* [Exercise aim]:
Starting at the first line of the listing below, repeat each line up to and including the one containing "import pandas as pd". Leave out pictures.

* [Dataset excerpt]:
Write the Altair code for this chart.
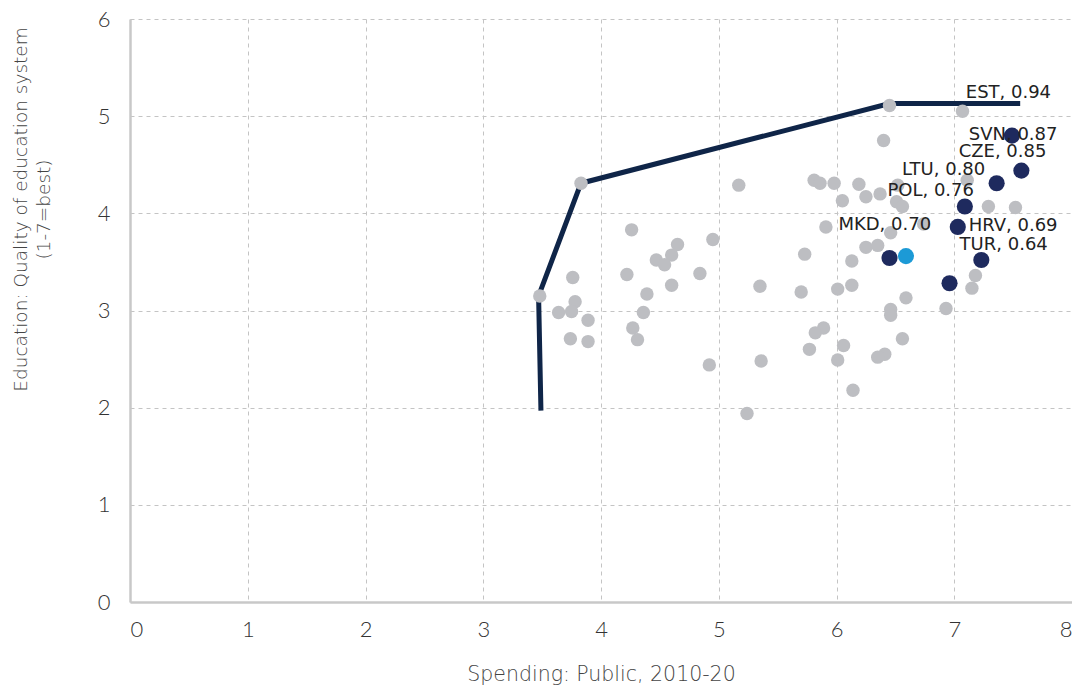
import altair as alt
import pandas as pd

# Gray comparator points (spending, quality)
gray_x = [3.48, 3.83, 6.45, 4.26, 4.65, 4.60, 4.47, 4.54, 4.95, 4.22, 4.84, 3.76, 4.60, 4.39,
          3.78, 3.64, 3.75, 4.36, 3.89, 4.27, 3.74, 3.89, 4.31, 4.92, 5.17, 5.81, 5.86, 5.98,
          6.19, 6.05, 6.25, 6.37, 6.52, 6.51, 6.56, 5.91, 6.46, 6.25, 6.35, 5.73, 6.13, 5.35,
          5.70, 6.01, 6.13, 6.59, 6.46, 6.46, 5.89, 5.82, 6.06, 5.77, 6.56, 6.41, 6.35, 6.01,
          5.36, 6.14, 5.24, 7.07, 6.40, 7.11, 7.29, 7.52, 6.74, 7.18, 7.15, 6.93]
gray_y = [3.15, 4.31, 5.11, 3.83, 3.68, 3.57, 3.52, 3.47, 3.73, 3.37, 3.38, 3.34, 3.26, 3.17,
          3.09, 2.98, 2.99, 2.98, 2.90, 2.82, 2.71, 2.68, 2.70, 2.44, 4.29, 4.34, 4.31, 4.31,
          4.30, 4.13, 4.17, 4.20, 4.29, 4.12, 4.07, 3.86, 3.80, 3.65, 3.67, 3.58, 3.51, 3.25,
          3.19, 3.22, 3.26, 3.13, 3.01, 2.95, 2.82, 2.77, 2.64, 2.60, 2.71, 2.55, 2.52, 2.49,
          2.48, 2.18, 1.94, 5.05, 4.75, 4.34, 4.07, 4.06, 3.89, 3.36, 3.23, 3.02]

# Highlighted peer countries (dark)
peer_x = [7.49, 7.57, 7.36, 7.09, 7.03, 7.23, 6.45, 6.96]
peer_y = [4.80, 4.44, 4.31, 4.07, 3.86, 3.52, 3.54, 3.28]

# Focus country (light blue)
focus_x = [6.59]
focus_y = [3.56]

# Efficiency frontier
front_x = [3.49, 3.47, 3.83, 6.45, 7.56]
front_y = [1.97, 3.15, 4.31, 5.13, 5.13]

# Labels (text, anchor in data units)
lab_text = ["EST, 0.94", "SVN, 0.87", "CZE, 0.85", "LTU, 0.80", "POL, 0.76",
            "MKD, 0.70", "HRV, 0.69", "TUR, 0.64"]
lab_x = [7.46, 7.50, 7.41, 6.91, 6.80, 6.41, 7.50, 7.42]
lab_y = [5.24, 4.81, 4.63, 4.45, 4.23, 3.88, 3.87, 3.67]

gray_df = pd.DataFrame({"x": gray_x, "y": gray_y})
peer_df = pd.DataFrame({"x": peer_x, "y": peer_y})
focus_df = pd.DataFrame({"x": focus_x, "y": focus_y})
front_df = pd.DataFrame({"x": front_x, "y": front_y, "o": list(range(len(front_x)))})
lab_df = pd.DataFrame({"x": lab_x, "y": lab_y, "t": lab_text})

xs = alt.Scale(domain=[0, 8], nice=False, zero=True)
ys = alt.Scale(domain=[0, 6], nice=False, zero=True)

xenc = alt.X("x:Q", scale=xs, axis=alt.Axis(
    title="Spending: Public, 2010-20", values=list(range(0, 9)), format="d",
    titlePadding=24))
yenc = alt.Y("y:Q", scale=ys, axis=alt.Axis(
    title=["Education: Quality of education system", "(1-7=best)"],
    values=list(range(0, 7)), format="d", titleLineHeight=23,
    titleAngle=-90, titleX=-119, titleY=190, titleAlign="center", titleBaseline="top"))

line = alt.Chart(front_df).mark_line(color="#0f2548", strokeWidth=5, strokeCap="butt",
                                     strokeJoin="miter").encode(x=xenc, y=yenc, order="o:Q")
gray = alt.Chart(gray_df).mark_circle(color="#bdbec2", opacity=1, size=180).encode(
    x="x:Q", y="y:Q")
peers = alt.Chart(peer_df).mark_circle(color="#1e2a5e", opacity=1, size=260).encode(
    x="x:Q", y="y:Q")
focus = alt.Chart(focus_df).mark_circle(color="#1c9ad6", opacity=1, size=260).encode(
    x="x:Q", y="y:Q")
labels = alt.Chart(lab_df).mark_text(font="DejaVu Sans", fontSize=18,
                                     color="#222222", align="center", baseline="middle").encode(
    x="x:Q", y="y:Q", text="t:N")

chart = alt.layer(line, gray, peers, focus, labels).properties(
    width=942, height=583,
    autosize=alt.AutoSizeParams(type="none"),
    padding={"left": 122, "top": 11, "right": 0, "bottom": 84},
).configure_view(stroke=None).configure_axis(
    domainColor="#c8c8c8", domainWidth=2.5, ticks=False,
    gridColor="#c4c4c4", gridDash=[4, 4], gridWidth=1,
    labelFont="Lato", labelFontWeight=300, labelFontSize=22, labelColor="#333333",
    titleFont="DejaVu Sans", titleFontWeight=200, titleColor="#444444",
).configure_axisX(labelPadding=17, titleFontSize=20.5).configure_axisY(
    labelPadding=20, titleFontSize=18.5)

chart.save("out.html", embed_options={"renderer": "svg", "actions": False})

* [Solution for this problem]:
Write the Altair code for this chart.
import altair as alt
import pandas as pd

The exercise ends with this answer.